> **Data excerpt**:

------

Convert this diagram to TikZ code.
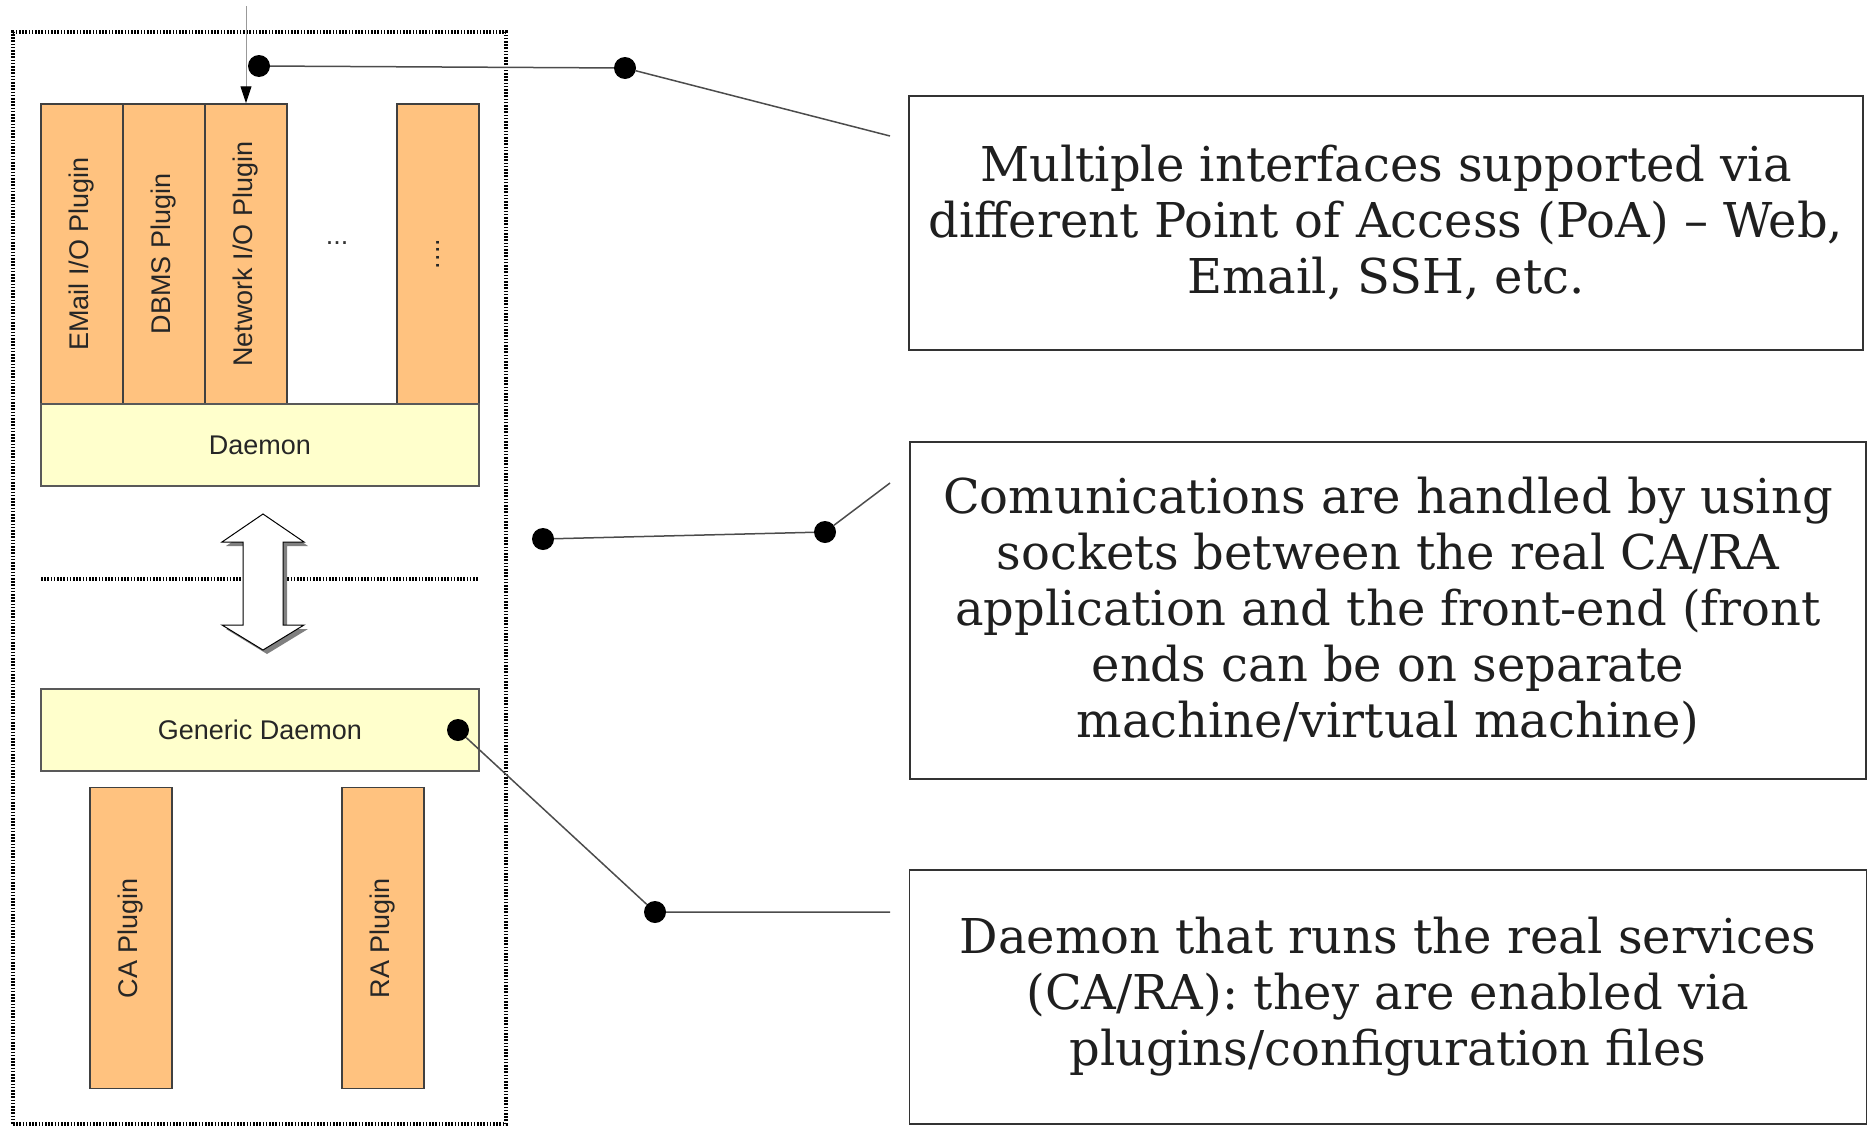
\documentclass[tikz,border=0pt]{standalone}
\usepackage{fontspec}
\setmainfont{DejaVu Serif}
\setsansfont{Liberation Sans}
\usepackage{xcolor}
\usepackage{tikz}
\usetikzlibrary{arrows.meta,positioning,calc}
\definecolor{plugorange}{HTML}{FFC27F}
\definecolor{daemonyellow}{HTML}{FFFFCC}

\begin{document}
\begin{tikzpicture}[x=1pt, y=-1pt,
	plugin/.style={draw=black!75, line width=1.5pt, fill=plugorange, inner sep=0pt, minimum width=82pt, minimum height=300pt, font=\sffamily\fontsize{27}{30}\selectfont, text=black!85},
	daemonbox/.style={draw=black!65, line width=1.5pt, fill=daemonyellow, inner sep=0pt, minimum width=438pt, minimum height=82pt, font=\sffamily\fontsize{27}{30}\selectfont, text=black!85},
	note/.style={draw=black!80, line width=1.5pt, inner sep=0pt, align=center, font=\fontsize{48}{56}\selectfont, text=black!88},
	dot/.style={circle, fill=black, inner sep=0pt, minimum size=22pt},
	link/.style={black!70, line width=1.5pt},
	sepline/.style={line width=3.5pt, dash pattern=on 1.6pt off 1.6pt}
	]
	\useasboundingbox (0,0) rectangle (1873,1127);
	\node[sepline, draw, minimum width=493pt, minimum height=1092pt, inner sep=0pt] (frame) at (259.5,578) {};

	\node[plugin] (email) at (82,254) {\rotatebox{90}{EMail I/O Plugin}};
	\node[plugin] (dbms) at (164,254) {\rotatebox{90}{DBMS Plugin}};
	\node[plugin] (network) at (246,254) {\rotatebox{90}{Network I/O Plugin}};
	\node[font=\sffamily\fontsize{27}{30}\selectfont, text=black!80, anchor=base] (moredots) at (337,244) {...};
	\node[plugin] (more) at (438,254) {\rotatebox{90}{....}};
	\node[daemonbox] (daemon) at (260,445) {Daemon};

	\draw[sepline] (41,579) -- (479,579);
	\fill[black!50] (267,518) -- (308,546) -- (287,546) -- (287,629) -- (308,629) -- (267,654) -- (226,629) -- (247,629) -- (247,546) -- (226,546) -- cycle;
	\draw[fill=white, line width=1pt] (263,514) -- (304,542) -- (283,542) -- (283,625) -- (304,625) -- (263,650) -- (222,625) -- (243,625) -- (243,542) -- (222,542) -- cycle;

	\node[daemonbox] (gendaemon) at (260,730) {Generic Daemon};
	\node[plugin, minimum height=301pt] (caplug) at (131,938) {\rotatebox{90}{CA Plugin}};
	\node[plugin, minimum height=301pt] (raplug) at (383,938) {\rotatebox{90}{RA Plugin}};

	\node[note, minimum width=954pt, minimum height=254pt] (poa) at (1386,223) {Multiple interfaces supported via\\different Point of Access (PoA) -- Web,\\Email, SSH, etc.};
	\node[note, minimum width=956pt, minimum height=337pt] (sockets) at (1388,610.5) {Comunications are handled by using\\sockets between the real CA/RA\\application and the front-end (front\\ends can be on separate\\machine/virtual machine)};
	\node[note, minimum width=957pt, minimum height=254pt] (services) at (1388,997) {Daemon that runs the real services\\(CA/RA): they are enabled via\\plugins/configuration files};

	\coordinate (feed) at (246,6);
	\draw[black!40, line width=1pt, -{Triangle[length=17pt,width=11pt,black]}] (feed) -- (network.north);

	\node[dot] (d1) at (259,66) {};
	\node[dot] (d2) at (625,68) {};
	\node[dot] (d3) at (543,539) {};
	\node[dot] (d4) at (825,532) {};
	\node[dot] (d5) at (458,730) {};
	\node[dot] (d6) at (655,912) {};
	\coordinate (c1) at (890,136);
	\coordinate (c2) at (890,483);
	\coordinate (c3) at (890,912);
	\draw[link] (d1) -- (d2) -- (c1);
	\draw[link] (d3) -- (d4) -- (c2);
	\draw[link] (d5) -- (d6) -- (c3);
\end{tikzpicture}
\end{document}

------

> **What you are asked to do**: Write the listing above out again exactly, dropping each image.

> **The reply**:
Convert this diagram to TikZ code.
\documentclass[tikz,border=0pt]{standalone}
\usepackage{fontspec}
\setmainfont{DejaVu Serif}
\setsansfont{Liberation Sans}
\usepackage{xcolor}
\usepackage{tikz}
\usetikzlibrary{arrows.meta,positioning,calc}
\definecolor{plugorange}{HTML}{FFC27F}
\definecolor{daemonyellow}{HTML}{FFFFCC}

\begin{document}
\begin{tikzpicture}[x=1pt, y=-1pt,
	plugin/.style={draw=black!75, line width=1.5pt, fill=plugorange, inner sep=0pt, minimum width=82pt, minimum height=300pt, font=\sffamily\fontsize{27}{30}\selectfont, text=black!85},
	daemonbox/.style={draw=black!65, line width=1.5pt, fill=daemonyellow, inner sep=0pt, minimum width=438pt, minimum height=82pt, font=\sffamily\fontsize{27}{30}\selectfont, text=black!85},
	note/.style={draw=black!80, line width=1.5pt, inner sep=0pt, align=center, font=\fontsize{48}{56}\selectfont, text=black!88},
	dot/.style={circle, fill=black, inner sep=0pt, minimum size=22pt},
	link/.style={black!70, line width=1.5pt},
	sepline/.style={line width=3.5pt, dash pattern=on 1.6pt off 1.6pt}
	]
	\useasboundingbox (0,0) rectangle (1873,1127);
	\node[sepline, draw, minimum width=493pt, minimum height=1092pt, inner sep=0pt] (frame) at (259.5,578) {};

	\node[plugin] (email) at (82,254) {\rotatebox{90}{EMail I/O Plugin}};
	\node[plugin] (dbms) at (164,254) {\rotatebox{90}{DBMS Plugin}};
	\node[plugin] (network) at (246,254) {\rotatebox{90}{Network I/O Plugin}};
	\node[font=\sffamily\fontsize{27}{30}\selectfont, text=black!80, anchor=base] (moredots) at (337,244) {...};
	\node[plugin] (more) at (438,254) {\rotatebox{90}{....}};
	\node[daemonbox] (daemon) at (260,445) {Daemon};

	\draw[sepline] (41,579) -- (479,579);
	\fill[black!50] (267,518) -- (308,546) -- (287,546) -- (287,629) -- (308,629) -- (267,654) -- (226,629) -- (247,629) -- (247,546) -- (226,546) -- cycle;
	\draw[fill=white, line width=1pt] (263,514) -- (304,542) -- (283,542) -- (283,625) -- (304,625) -- (263,650) -- (222,625) -- (243,625) -- (243,542) -- (222,542) -- cycle;

	\node[daemonbox] (gendaemon) at (260,730) {Generic Daemon};
	\node[plugin, minimum height=301pt] (caplug) at (131,938) {\rotatebox{90}{CA Plugin}};
	\node[plugin, minimum height=301pt] (raplug) at (383,938) {\rotatebox{90}{RA Plugin}};

	\node[note, minimum width=954pt, minimum height=254pt] (poa) at (1386,223) {Multiple interfaces supported via\\different Point of Access (PoA) -- Web,\\Email, SSH, etc.};
	\node[note, minimum width=956pt, minimum height=337pt] (sockets) at (1388,610.5) {Comunications are handled by using\\sockets between the real CA/RA\\application and the front-end (front\\ends can be on separate\\machine/virtual machine)};
	\node[note, minimum width=957pt, minimum height=254pt] (services) at (1388,997) {Daemon that runs the real services\\(CA/RA): they are enabled via\\plugins/configuration files};

	\coordinate (feed) at (246,6);
	\draw[black!40, line width=1pt, -{Triangle[length=17pt,width=11pt,black]}] (feed) -- (network.north);

	\node[dot] (d1) at (259,66) {};
	\node[dot] (d2) at (625,68) {};
	\node[dot] (d3) at (543,539) {};
	\node[dot] (d4) at (825,532) {};
	\node[dot] (d5) at (458,730) {};
	\node[dot] (d6) at (655,912) {};
	\coordinate (c1) at (890,136);
	\coordinate (c2) at (890,483);
	\coordinate (c3) at (890,912);
	\draw[link] (d1) -- (d2) -- (c1);
	\draw[link] (d3) -- (d4) -- (c2);
	\draw[link] (d5) -- (d6) -- (c3);
\end{tikzpicture}
\end{document}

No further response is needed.